Democratic Rep. Cori Bush of Missouri, fresh off another anti-Israeli boycott , has reissued her go-to smear, this time targeting Republican House Majority Leader Steve Scalise (La.).
Scalise touted the successful passage of House Republicans' first fiscal 2024 spending bill Thursday, allocating funding for military construction projects, the Department of Veterans Affairs, and other agencies.
Roll Call indicated the $317.4 billion Military Construction-VA bill passed in a 219-211 vote, with Democrats united in opposition to the funding for veterans' initiatives.
Upon the bill's passage, Scalise announced that Friday votes would be canceled and that the August recess was to commence, meaning the $25.3 billion Agriculture bill would have to wait.
"We could stay here and watch you vote against every single other appropriations bill. We're going to continue negotiations during the August recess to make sure we get back to funding the priorities of the nation," said Scalise.
Some Democrats, upset over not getting their way, erupted in unceremonious fits of rage, Bush among them.
The Missouri Democrat screamed out, "Your bills are racist."
The outburst was met with boos and jeers.
Scalise, who has survived far more serious leftist attacks, looked to House Leader Kevin McCarthy to demand order.
Republican lawmakers subsequently sought to have Bush's words struck from the official record, reported The Hill.
After the shouting died down, Rep. Katherine Clark (D-Mass) — whose radical-leftist son Jared Dowell recently attacked a police officer after first reportedly vandalizing a historic monument — told Republican lawmakers, "We hope that you will say no to extremism, to hatred, to bigotry, that is put into these appropriations bills and say yes to solutions and fairness for the American people."

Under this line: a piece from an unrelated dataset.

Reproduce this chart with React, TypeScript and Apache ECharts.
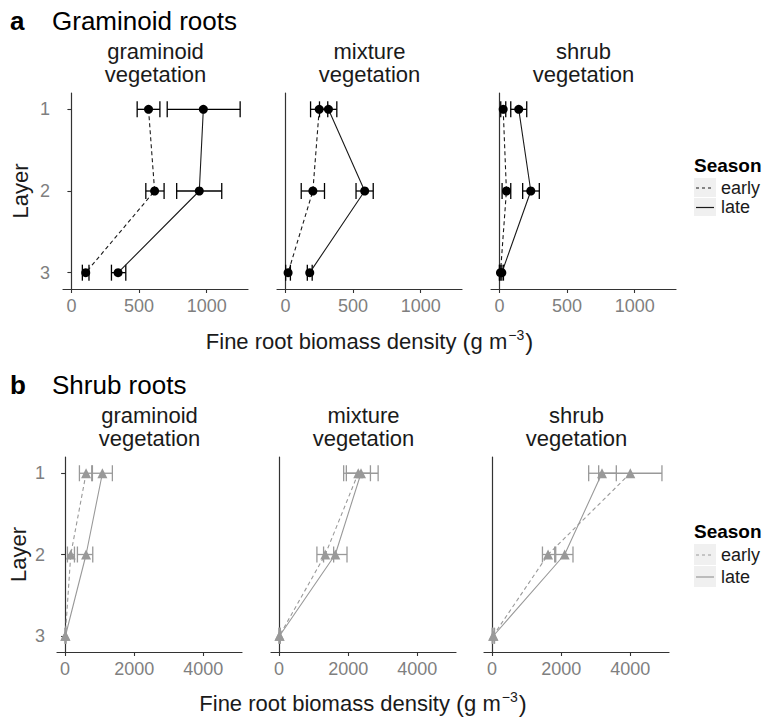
import React, { useEffect, useRef } from 'react';
import * as echarts from 'echarts';

const layers = [1, 2, 3];
const yTicks = [1, 2, 3];
const facetTitles = ['graminoid\nvegetation', 'mixture\nvegetation', 'shrub\nvegetation'];
const xTicksA = [0, 500, 1000];
const xTicksB = [0, 2000, 4000];

// Panel a: graminoid roots (g m^-3) — mean, lower, upper per layer 1..3
const aGramEarly = [570, 615, 106];
const aGramEarlyLo = [486, 550, 81];
const aGramEarlyHi = [654, 685, 130];
const aGramLate = [975, 945, 345];
const aGramLateLo = [708, 778, 296];
const aGramLateHi = [1247, 1111, 402];

const aMixEarly = [250, 203, 20];
const aMixEarlyLo = [186, 117, 2];
const aMixEarlyHi = [313, 289, 37];
const aMixLate = [318, 586, 180];
const aMixLateLo = [252, 522, 162];
const aMixLateHi = [380, 649, 198];

const aShrubEarly = [28, 52, 8];
const aShrubEarlyLo = [10, 20, 0];
const aShrubEarlyHi = [47, 84, 18];
const aShrubLate = [143, 232, 18];
const aShrubLateLo = [84, 172, 6];
const aShrubLateHi = [202, 295, 30];

// Panel b: shrub roots
const bGramEarly = [607, 164, 5];
const bGramEarlyLo = [414, 67, 0];
const bGramEarlyHi = [790, 270, 20];
const bGramLate = [1079, 607, 10];
const bGramLateLo = [771, 356, 0];
const bGramLateHi = [1368, 800, 25];

const bMixEarly = [2290, 1336, 10];
const bMixEarlyLo = [1868, 1094, 0];
const bMixEarlyHi = [2643, 1578, 30];
const bMixLate = [2370, 1626, 15];
const bMixLateLo = [1946, 1287, 0];
const bMixLateHi = [2866, 1965, 35];

const bShrubEarly = [4000, 1620, 30];
const bShrubEarlyLo = [3084, 1457, 5];
const bShrubEarlyHi = [4916, 1812, 55];
const bShrubLate = [3180, 2100, 40];
const bShrubLateLo = [2795, 1841, 10];
const bShrubLateHi = [3595, 2341, 70];

const FONT = '"Liberation Sans", Arial, Helvetica, sans-serif';

type Season = { mean: number[]; lo: number[]; hi: number[] };
type Facet = { early: Season; late: Season };

const rowA: Facet[] = [
  { early: { mean: aGramEarly, lo: aGramEarlyLo, hi: aGramEarlyHi }, late: { mean: aGramLate, lo: aGramLateLo, hi: aGramLateHi } },
  { early: { mean: aMixEarly, lo: aMixEarlyLo, hi: aMixEarlyHi }, late: { mean: aMixLate, lo: aMixLateLo, hi: aMixLateHi } },
  { early: { mean: aShrubEarly, lo: aShrubEarlyLo, hi: aShrubEarlyHi }, late: { mean: aShrubLate, lo: aShrubLateLo, hi: aShrubLateHi } },
];
const rowB: Facet[] = [
  { early: { mean: bGramEarly, lo: bGramEarlyLo, hi: bGramEarlyHi }, late: { mean: bGramLate, lo: bGramLateLo, hi: bGramLateHi } },
  { early: { mean: bMixEarly, lo: bMixEarlyLo, hi: bMixEarlyHi }, late: { mean: bMixLate, lo: bMixLateLo, hi: bMixLateHi } },
  { early: { mean: bShrubEarly, lo: bShrubEarlyLo, hi: bShrubEarlyHi }, late: { mean: bShrubLate, lo: bShrubLateLo, hi: bShrubLateHi } },
];

function buildOption() {
  const grid: any[] = [];
  const xAxis: any[] = [];
  const yAxis: any[] = [];
  const series: any[] = [];
  const graphic: any[] = [];

  const rows = [
    {
      facets: rowA, top: 93, height: 196, lefts: [63, 277, 491], width: 185,
      xmin: -62, xmax: 1305, ticks: xTicksA, color: '#000000', lineColor: '#1a1a1a',
      symbol: 'circle', symbolSize: 9, ylabelMargin: 13,
      title: 'Graminoid roots', letter: 'a', titleY: 21, stripY: 63, xTitleY: 341, layerX: 20,
      legendTitleY: 165, legendY: [188, 207], legendBox: [178, 198, 217],
    },
    {
      facets: rowB, top: 457, height: 195, lefts: [57, 271, 484], width: 185,
      xmin: -235, xmax: 5120, ticks: xTicksB, color: '#999999', lineColor: '#999999',
      symbol: 'triangle', symbolSize: 10, ylabelMargin: 12,
      title: 'Shrub roots', letter: 'b', titleY: 385, stripY: 427, xTitleY: 703, layerX: 18,
      legendTitleY: 531, legendY: [555, 577], legendBox: [544, 566, 588],
    },
  ];

  rows.forEach((row) => {
    row.facets.forEach((facet, f) => {
      const k = grid.length;
      const left = row.lefts[f];
      grid.push({ left, top: row.top, width: row.width, height: row.height, containLabel: false });
      xAxis.push({
        type: 'value', gridIndex: k, min: row.xmin, max: row.xmax,
        axisLine: { show: true, lineStyle: { color: '#333333', width: 1.2 } },
        axisTick: { show: true, length: 4, customValues: row.ticks, lineStyle: { color: '#333333', width: 1.1 } },
        axisLabel: {
          show: true, customValues: row.ticks, color: '#7f7f7f', fontSize: 18, fontFamily: FONT, margin: 8,
          formatter: (v: number) => String(v),
        },
        splitLine: { show: false },
      });
      yAxis.push({
        type: 'value', gridIndex: k, inverse: true, min: 0.8, max: 3.2,
        axisLine: { show: true, lineStyle: { color: '#333333', width: 1.2 } },
        axisTick: { show: f === 0, length: 4, customValues: yTicks, lineStyle: { color: '#333333', width: 1.1 } },
        axisLabel: {
          show: f === 0, customValues: yTicks, color: '#7f7f7f', fontSize: 18, fontFamily: FONT, margin: row.ylabelMargin,
          formatter: (v: number) => String(v),
        },
        splitLine: { show: false },
      });
      (['early', 'late'] as const).forEach((sk) => {
        const s = facet[sk];
        series.push({
          type: 'custom', xAxisIndex: k, yAxisIndex: k, silent: true, z: 2,
          data: layers.map((l, i) => [s.mean[i], l, s.lo[i], s.hi[i]]),
          encode: { x: [0, 2, 3], y: 1 },
          renderItem: (params: any, api: any) => {
            const y = api.value(1);
            const p1 = api.coord([api.value(2), y]);
            const p2 = api.coord([api.value(3), y]);
            const h = 8;
            const style = { stroke: row.color, lineWidth: 1.3, fill: null };
            return {
              type: 'group',
              children: [
                { type: 'line', shape: { x1: p1[0], y1: p1[1], x2: p2[0], y2: p2[1] }, style },
                { type: 'line', shape: { x1: p1[0], y1: p1[1] - h, x2: p1[0], y2: p1[1] + h }, style },
                { type: 'line', shape: { x1: p2[0], y1: p2[1] - h, x2: p2[0], y2: p2[1] + h }, style },
              ],
            };
          },
        });
        series.push({
          type: 'line', name: sk, xAxisIndex: k, yAxisIndex: k, z: 3,
          data: layers.map((l, i) => [s.mean[i], l]),
          symbol: row.symbol, symbolSize: row.symbolSize, showSymbol: true,
          lineStyle: { color: row.lineColor, width: 1.1, type: sk === 'early' ? [4, 3] : 'solid' },
          itemStyle: { color: row.color },
          silent: true,
        });
      });
      graphic.push({
        type: 'text', x: left + row.width / 2, y: row.stripY,
        style: { text: facetTitles[f], fill: '#1a1a1a', fontSize: 22, fontFamily: FONT, align: 'center', verticalAlign: 'middle', lineHeight: 23 },
      });
    });

    graphic.push({ type: 'text', x: 10, y: row.titleY, style: { text: row.letter, fill: '#000', fontSize: 26, fontWeight: 'bold', fontFamily: FONT, verticalAlign: 'middle' } });
    graphic.push({ type: 'text', x: 52, y: row.titleY, style: { text: row.title, fill: '#000', fontSize: 26, fontFamily: FONT, verticalAlign: 'middle' } });

    graphic.push({
      type: 'text', x: row.layerX, y: row.top + row.height / 2, rotation: Math.PI / 2,
      style: { text: 'Layer', fill: '#1a1a1a', fontSize: 22, fontFamily: FONT, align: 'center', verticalAlign: 'middle' },
    });

    const cx = (row.lefts[0] + row.lefts[2] + row.width) / 2;
    graphic.push({
      type: 'text', x: cx, y: row.xTitleY,
      style: {
        text: '{a|Fine root biomass density }{p|(}{a|g m}{s|\u22123}{p|)}',
        align: 'center', verticalAlign: 'middle', fill: '#1a1a1a', fontFamily: FONT,
        rich: {
          a: { fontSize: 22, fontFamily: FONT, fill: '#1a1a1a', lineHeight: 26 },
          p: { fontSize: 24, fontFamily: FONT, fill: '#1a1a1a', lineHeight: 26 },
          s: { fontSize: 14, fontFamily: FONT, fill: '#1a1a1a', lineHeight: 26, verticalAlign: 'top', padding: [0, 1, 0, 1] },
        },
      },
    });

    const lx = 694;
    graphic.push({ type: 'text', x: lx, y: row.legendTitleY, style: { text: 'Season', fill: '#000', fontSize: 19, fontWeight: 'bold', fontFamily: FONT, verticalAlign: 'middle' } });
    ['early', 'late'].forEach((sk, i) => {
      const y0 = row.legendBox[i];
      const y1 = row.legendBox[i + 1];
      graphic.push({ type: 'rect', shape: { x: lx, y: y0, width: 22, height: y1 - y0 - 1 }, style: { fill: '#f0f0f0' } });
      const ym = (y0 + y1) / 2;
      graphic.push({
        type: 'line', shape: { x1: lx + 2, y1: ym, x2: lx + 20, y2: ym },
        style: { stroke: row.lineColor, lineWidth: 1.2, lineDash: sk === 'early' ? [3, 3] : null },
      });
      graphic.push({ type: 'text', x: lx + 27, y: row.legendY[i], style: { text: sk, fill: '#1a1a1a', fontSize: 18, fontFamily: FONT, verticalAlign: 'middle' } });
    });
  });

  return { animation: false, backgroundColor: '#ffffff', grid, xAxis, yAxis, series, graphic };
}

export default function App() {
  const ref = useRef<HTMLDivElement>(null);
  useEffect(() => {
    if (!ref.current) return;
    const chart = echarts.init(ref.current, undefined, { renderer: 'svg' });
    chart.setOption(buildOption() as any);
    return () => chart.dispose();
  }, []);
  return <div ref={ref} style={{ position: 'fixed', left: 0, top: 0, width: 773, height: 719, background: '#fff' }} />;
}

Bush later took to Twitter, writing , "I said what I said," with a shrugging emoji.
Bush has made a habit out of accusing people, places, and things of racism.
Last month, she said that Republicans' "war on woke" was racist, writing, "We know it's rooted in anti-Blackness. We cannot sit idly by as these folks get in front of cameras and yell 'woke' at everything. It's our communities that the GOP is targeting. We have to stand up for us."
In March, she accused congressional witness and fossil fuel advocate Alex Epstein of "espous[ing] white supremacist views."
During another congressional hearing concerning the environment, Bush claimed that oil executives who promote fossil fuels are a "striking example of white supremacy."
In January, Bush intimated that Rep. Byron Donalds (R-Fla.), who is black, perpetuates "white supremacy," calling him a "prop."
Following the 2022 Dobbs ruling overturning Roe v. Wade , Bush referred to the court as a "far-right extremist" institution and suggested the ruling was "racist," even though abortion has claimed the lives of an estimated 20 million black babies in the U.S. since 1973.
The previous summer, she suggested that Republicans critical of critical race theory — which defines and damns people on the basis of their immutable characteristics — were "ok with racism."
Ahead of the 2020 election, she claimed that former President Donald Trump was "the current father of racism."
She has also claimed the death penalty, private prisons, the Jan. 6 riot, U.S. Immigration and Customs Enforcement, the filibuster, Kyle Rittenhouse , Patricia and Mark McCloskey of St. Louis, and the whole American policing system are racist.
While many of her smears may have gone unanswered, Bush may be headed for a reckoning of a different sort.
The Washington Examiner reported that the right-leaning watchdog Foundation for Accountability and Civic Trust and a super PAC, the Committee to Defeat the President, are now expanding on a prior ethics complaint against Bush.
The group previously alleged Bush had violated federal law in funneling $60,000 in campaign funds in 2022 to her husband, Cortney Merritts, for private security. On Wednesday, the group pressed the Federal Election Commission to take a look at how she allegedly paid her husband an additional $30,000 this year for "security services" and "wage expenses."
Dan Backer, a Republican campaign finance lawyer for the PAC, told the Examiner, "Bush has walked into a legal trap of her making. She’s either falsifying FEC reports that her husband illegally provided security services he’s not licensed to provide, or he did illegally provide them and she violated the law prohibiting paying for illegal things."